# Jathedar Akal Takhat - Appointment, Responsibilities And Authority



## Neutral Singh (Apr 5, 2005)

No doubt Sikhs world over are required to be involved in the decision of appointment,dismissal and the powers as to Jathedar Akal Takhat and of other Takhats.The rules and regulations in that respect and other relevant matters need to be framed.At present there are no such rules and at the whims of a few Executive members of SGPC they are appointed and dismissed.It makes them to be easily exploited to remain in office resulting the Sikhs to loose confidence in them.It even divides the Sikhs on one Jathedar or the other which Sikhs had witnessed in the last few years.

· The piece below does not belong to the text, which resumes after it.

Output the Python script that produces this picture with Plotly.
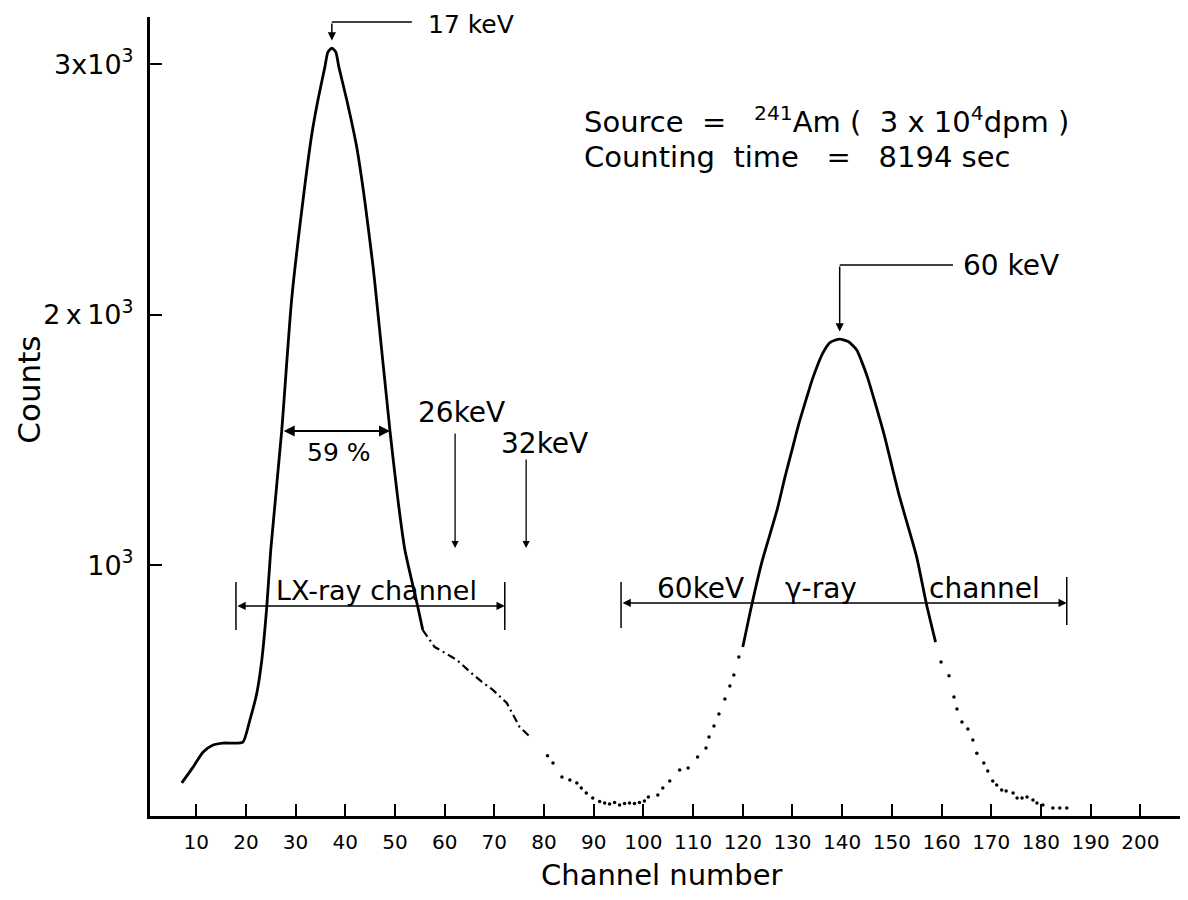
import plotly.graph_objects as go

# ---------------- data ----------------
channel = [7.1, 9.4, 11.4, 13.4, 15.4, 17.4, 19.4, 20.8, 22.2, 23.2, 24.2, 25.0,
           27.2, 29.2, 31.5, 33.3, 34.5, 35.9, 36.5, 37.3, 38.1, 38.7, 40.3, 42.3,
           43.9, 45.6, 46.3, 49.0, 50.6, 52.0, 53.2, 54.6, 55.6,
           57.0, 58.0, 59.1, 61.5, 62.5, 65.1, 67.5, 69.7, 72.5, 75.1, 77.5,
           80.7, 81.8, 83.6, 85.2, 86.6, 87.5, 88.5, 89.8, 91.2, 92.2, 93.2, 94.2,
           95.2, 96.2, 97.2, 98.2, 99.2, 100.2, 101.0, 102.9, 103.9, 105.3, 107.3,
           109.0, 110.9, 112.6, 113.2, 114.2, 115.2, 116.4, 117.4, 118.2, 119.2,
           120.0, 121.8, 123.8, 126.9, 128.5, 129.9, 131.1, 132.9, 134.1,
           136.1, 137.6, 139.5, 141.3, 142.9, 143.9, 145.1, 146.9, 148.6, 150.2,
           151.6, 153.2, 155.0, 157.0, 158.8,
           159.9, 161.5, 162.5, 163.1, 164.1, 165.3, 166.3, 167.1, 168.5, 169.3,
           170.3, 171.1, 172.1, 173.0, 174.4, 175.2, 176.2, 177.2, 178.4, 179.2,
           180.4, 182.4, 183.8, 185.2]
counts = [132, 196, 255, 283, 291, 291, 295, 383, 491, 622, 834, 1061,
          1536, 2059, 2458, 2725, 2857, 2989, 3048, 3064, 3048, 2989, 2857, 2669,
          2458, 2191, 2059, 1536, 1261, 1061, 954, 834, 742,
          702, 674, 662, 634, 622, 575, 535, 503, 451, 355, 310,
          240, 211, 156, 144, 132, 112, 92, 72, 58, 52, 48, 54,
          44, 50, 52, 50, 54, 60, 76, 84, 112, 140, 184,
          192, 235, 271, 315, 359, 407, 467, 519, 563, 634,
          674, 842, 1010, 1221, 1353, 1460, 1552, 1672, 1748,
          1847, 1890, 1903, 1892, 1860, 1815, 1750, 1630, 1510, 1380,
          1270, 1160, 1033, 842, 694,
          614, 560, 475, 427, 375, 347, 303, 250, 211, 180,
          140, 124, 104, 100, 92, 72, 72, 76, 64, 52,
          44, 32, 32, 32]

x_tick_vals = list(range(10, 201, 10))
x_tick_text = [str(v) for v in x_tick_vals]
y_tick_vals = [1000, 2000, 3000]
y_tick_text = ["10<sup>3</sup>", "2\u2009x\u200910<sup>3</sup>", "3x10<sup>3</sup>"]

# ---------------- styling ----------------
FONT = "DejaVu Sans"
INK = "black"
NB = "\u00a0"


def pick(lo, hi, lo_incl=True, hi_incl=True):
    xs, ys = [], []
    for c, n in zip(channel, counts):
        ok_lo = c >= lo if lo_incl else c > lo
        ok_hi = c <= hi if hi_incl else c < hi
        if ok_lo and ok_hi:
            xs.append(c)
            ys.append(n)
    return xs, ys


fig = go.Figure()

x1, y1 = pick(0, 55.6)
fig.add_trace(go.Scatter(x=x1, y=y1, mode="lines",
                         line=dict(color=INK, width=2.8, shape="spline", smoothing=0.6)))
x2, y2 = pick(55.6, 77.5)
fig.add_trace(go.Scatter(x=x2, y=y2, mode="lines",
                         line=dict(color=INK, width=2.2, dash="8px,4px,2px,4px")))
x3, y3 = pick(77.5, 120.0, False, False)
fig.add_trace(go.Scatter(x=x3, y=y3, mode="markers",
                         marker=dict(color=INK, size=3.5)))
x4, y4 = pick(120.0, 158.8)
fig.add_trace(go.Scatter(x=x4, y=y4, mode="lines",
                         line=dict(color=INK, width=2.8, shape="spline", smoothing=0.6)))
x5, y5 = pick(158.8, 300, False, True)
fig.add_trace(go.Scatter(x=x5, y=y5, mode="markers",
                         marker=dict(color=INK, size=3.5)))

# peak positions from the data
left = [(c, n) for c, n in zip(channel, counts) if c < 90]
right = [(c, n) for c, n in zip(channel, counts) if c > 90]
p17 = max(left, key=lambda t: t[1])
p60 = max(right, key=lambda t: t[1])

ann = []
shapes = []


def arrow(x, y, ax, ay, both=False, w=1.5):
    d = dict(x=x, y=y, ax=ax, ay=ay, xref="x", yref="y", axref="x", ayref="y",
             text="", showarrow=True, arrowhead=2, arrowsize=1.1, arrowwidth=w,
             arrowcolor=INK)
    if both:
        d["arrowside"] = "end+start"
        d["startarrowhead"] = 2
        d["startarrowsize"] = 1.1
    ann.append(d)


def label(x, y, text, size=24, xanchor="center"):
    ann.append(dict(x=x, y=y, xref="x", yref="y", text=text, showarrow=False,
                    xanchor=xanchor, yanchor="middle",
                    font=dict(family=FONT, size=size, color=INK)))


def seg(x0, y0, x1_, y1_, w=1.5):
    shapes.append(dict(type="line", xref="x", yref="y", x0=x0, y0=y0, x1=x1_, y1=y1_,
                       line=dict(color=INK, width=w)))


# 17 keV leader
arrow(p17[0], p17[1] + 30, p17[0], 3168)
seg(p17[0], 3168, 53.4, 3168)
label(56.2, 3160, "17" + NB + "keV", 25, "left")

# 60 keV leader
arrow(p60[0], p60[1] + 30, p60[0], 2198)
seg(p60[0], 2198, 162.3, 2198)
label(164.0, 2198, "60" + NB + "keV", 28, "left")

# FWHM
arrow(49.0, 1536, 27.3, 1536, both=True, w=2)
label(38.7, 1452, "59" + NB + "%", 25)

# 26 / 32 keV markers
label(63.4, 1608, "26keV", 28)
arrow(62.1, 1069, 62.1, 1532, w=1.3)
label(80.1, 1488, "32keV", 28)
arrow(76.4, 1069, 76.4, 1428, w=1.3)

# LX-ray channel
arrow(72.1, 838, 18.0, 838, both=True, w=1.5)
seg(18.0, 742, 18.0, 934)
seg(72.1, 742, 72.1, 934)
label(46.3, 900, "LX-ray" + NB + "channel", 27)

# 60 keV gamma-ray channel
arrow(185.2, 850, 95.5, 850, both=True, w=1.5)
seg(95.5, 750, 95.5, 934)
seg(185.2, 762, 185.2, 954)
label(111.4, 906, "60keV", 28)
label(135.8, 906, "γ-ray", 28)
label(168.6, 906, "channel", 28)

# source text
label(87.6, 2777,
      "Source" + NB * 2 + "=" + NB * 3 + "<sup>241</sup>Am" + NB + "(" + NB * 2 + "3" + NB + "x" + NB
      + "10<sup>4</sup>dpm" + NB + ")", 29, "left")
label(87.6, 2629,
      "Counting" + NB * 2 + "time" + NB * 3 + "=" + NB * 3 + "8194" + NB + "sec", 29, "left")

# axis titles
ann.append(dict(x=-0.116, y=0.533, xref="paper", yref="paper", text="Counts",
                textangle=-90, showarrow=False, xanchor="center", yanchor="middle",
                font=dict(family=FONT, size=31, color=INK)))
ann.append(dict(x=0.493, y=-0.074, xref="paper", yref="paper", text="Channel" + NB + "number",
                showarrow=False, xanchor="center", yanchor="middle",
                font=dict(family=FONT, size=29, color=INK)))

# the page body has an 8 px margin, so the figure box is offset by 8 px
fig.update_layout(
    width=1188, height=900,
    margin=dict(l=142, r=8, t=9, b=92),
    paper_bgcolor="white", plot_bgcolor="white",
    showlegend=False,
    annotations=ann, shapes=shapes,
    font=dict(family=FONT, color=INK),
)
fig.update_xaxes(range=[0.7, 209.6], showgrid=False, zeroline=False,
                 showline=True, linewidth=3, linecolor=INK,
                 ticks="inside", ticklen=12, tickwidth=2, tickcolor=INK,
                 tickvals=x_tick_vals, ticktext=x_tick_text,
                 tickfont=dict(family=FONT, size=20, color=INK),
                 ticklabelstandoff=6)
fig.update_yaxes(range=[0, 3188], showgrid=False, zeroline=False,
                 showline=True, linewidth=3, linecolor=INK,
                 ticks="inside", ticklen=12, tickwidth=2, tickcolor=INK,
                 tickvals=y_tick_vals, ticktext=y_tick_text,
                 tickfont=dict(family=FONT, size=27, color=INK),
                 ticklabelstandoff=8)

fig.write_html("out.html")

If the regard and respect of these high Sikh institutions is to be maintained,then the occupants of these offices must be of high standered of honesty, integrity and capability who can gain the trust of all the Sikhs and their tenure should be ensured.

The basic Sikh dictum has also to be kept in mind that the decisions concerning Sikh Affairs have to be taken by Sikh commonwealth, named Sarbat Khalsa in Sikh history, under the guidance of Guru Granth Sahib,the eternal Sikh Guru in perpetuity,on the concept of Guru Granth and Guru Panth,the Jathedar of Akal Takhat being their spokesman. 

The members may study deeply these relevant aspects,legal and factual,and then make their suggestions to attain the aim.

The points for consideration may be:

1. that how the Sikh world over can be involved and the manner of their representation, 

2. what should be the qualifications and powers for Jathedars, 

3. how the Sarbat Khalsa representimg all the Sikhs can be selected and its meetings held, 

4. can it be of initiated Sikhs alone or of all others,

5. whether it should be the advisory capacity binding on SGPC, if not 

6. then how to oust its jurisdiction vested by Sikh gurdawaras act,etc.


----------



## manbir (Oct 27, 2005)

But why do we need a Jathedar ??
Think over it....
Spend some time on this issue....
Tell yourself, what if we do not have a Jathedar !!!
What is the disadvantage of NOT having a Jathedar. 

Do we really loose something !!


----------



## hardeep singh (Oct 28, 2005)

i agree with u .
we dont need  so called jathedar.

redards 
hardeep


----------